Corrí y corrí sin parar como un caballo desbocado que en el sudor de la velocidad ama el grosor de sus venas y la humedad de su cuerpo.
El aire estaba lleno de oxígeno recién triturado para mí, una mezcla de yodo y esencia de trementina mezclaba el viento entre el mar y la leña de pino, los aromas eran sublimes, el mundo parecía caerse y sin embargo solo sentía vida, pura, todo latía.
Llegué a la casa, empezaban a caer las primeras gotas, debo haber corrido a toda velocidad unos tres kilómetros parando solo una vez al lado de un gran pino donde me acuclillé, estaba tan brava la lluvia de ramas en ese sector del bosque que requerí retomar el aire, buscar algún túnel entre los árboles donde la cosa no estuviese tan peligrosa.
Mi pareja estaba enojada, siempre me llamó la atención como personas que se enamoran de ese salvaje que perciben en lo profundo de mi mirada, que disfrutan de mi energía, quisieron que uno tenga actitudes de gatito castrado que engorda hasta el día que es expulsado por domado.
Gran tema para otra.
Encendimos fuego en el hogar de la casa, me di una ducha bien caliente, nos quedamos a ver el fuego mientras un temporal de agua arreciaba a la vez que el viento cesaba.
Té y espera.
Ya a la media tarde así como vino el temporal, se fue, salió el sol, retorné al bosque que teníamos enfrente de la casa cruzando la calle para aprovechar la leña que la naturaleza nos regalaba.
También huía del mal humor que aún persistía, que parecía quererme hacer sentir culpable por mi gran acto de disfrute.
Estaba feliz.
Solo debía aguantar el temporal que se había generado dentro de la casa.
Un ser asustadizo no vive bien esas cosas, las fobias le crecen como fantasmas, una inexplicable sensación de ahogo que debe venir de sentirse atrapado, encerrado en algo que la domina, inerme, será el temporal propio que se lleva como un esclavo por dentro, entre ruido de cadenas y cegamientos de sombras que se aproximan amenazantes.
Si tuviera ese poder, pondría mis manos sobre la frente de la gente que padece y los trataría de liberar por ese solo acto que en la mediación silenciosa invoca a cielo y tierra una secreta energía que remedie.
¿Qué tiene de bueno correr como un salvaje, dejarse impactar por las fuerzas básicas de la naturaleza que podrían acabar con uno en un soplo de furia instantánea?
¿Qué tiene de bueno liberar ese salvaje, esa forma de animalidad, pura, recia, poderosa?
Las respuestas son muchas y ninguna, puede ser algo del hombre pero hay mujeres que sienten así también y se pliegan al placer de lo que otros ven como locura.
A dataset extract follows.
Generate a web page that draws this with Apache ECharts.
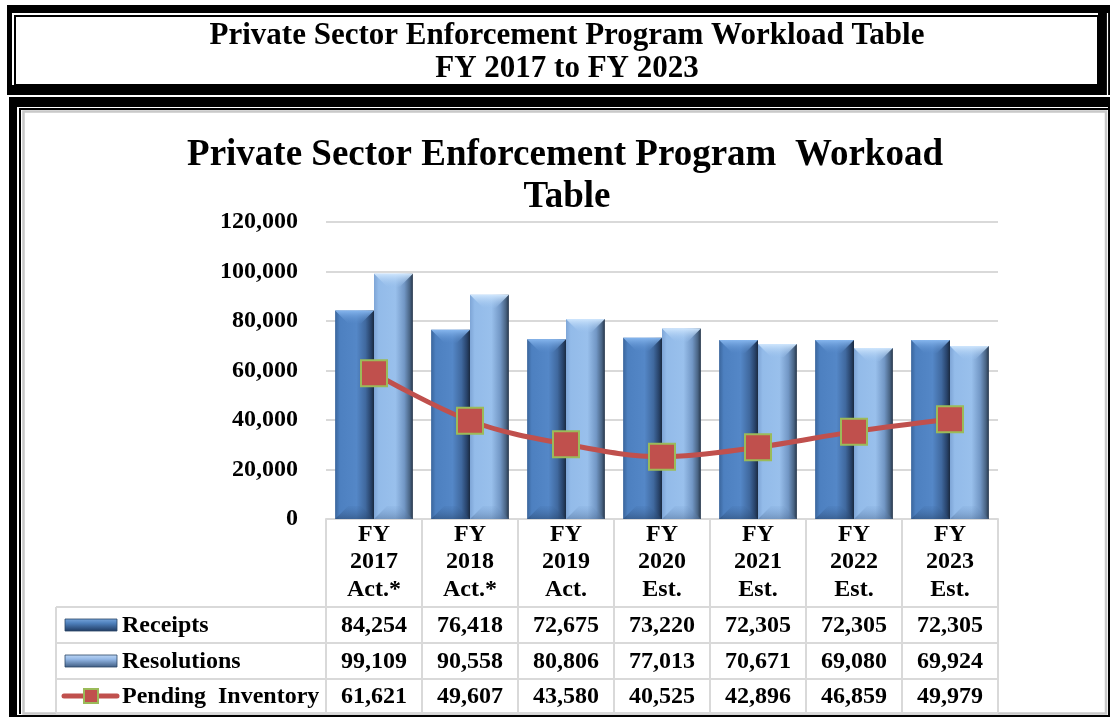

También es el dopaje de adrenalina que es un shock que nos provee nuestra propia naturaleza como una reserva que nos puede salvar de accidentes muy graves dándonos así esos pocos segundos necesarios de potencia que definen entre vida o muerte.
Vida o muerte,
¡Eso es!:
Ese sentimiento que choca a la vez en la mente de todo el cuerpo en la conciencia de la propia fragilidad y el propio poder de las fuerzas del humano.
Ese valor que tiene lo vivo que sin excusas acciona jugándoselo todo en un segundo,
¡Salir airoso! renovado, hecho una pila, una batería, un condensador que recién cargado al máximo y para siempre da nueva conciencia al Ser:
Libre, liberado, seguro de sí, frágil pero poderoso.
Siempre volveré a hacerlo.
Mi salvaje lo impulsa y lo último que me interesa es dominarlo y matar esa parte animal en la que he trabajado tanto desde mi adolescencia, sabiéndola útil, básica, imprescindible.
No soy yo quien tiene escrito el final de mis horas.
No hay edad que logre enterrarnos antes de tiempo.
No voy a limitarme si puedo saltar los límites.
Alegre de quien soy.
¡Cómo es la “realidad”!:
Esta mañana me levanté muy temprano, el atardecer de ayer había sido muy ventoso, toda la noche lluvia, amanecer plomizo con tristeza de domingo, acabo de terminar de revisar el relato, me levanto para ir a ver por al ventanal que da al jardín, un rayo de luz solar peina las cabelleras de mis amadas plantas, iluminándolas, como aquella tarde.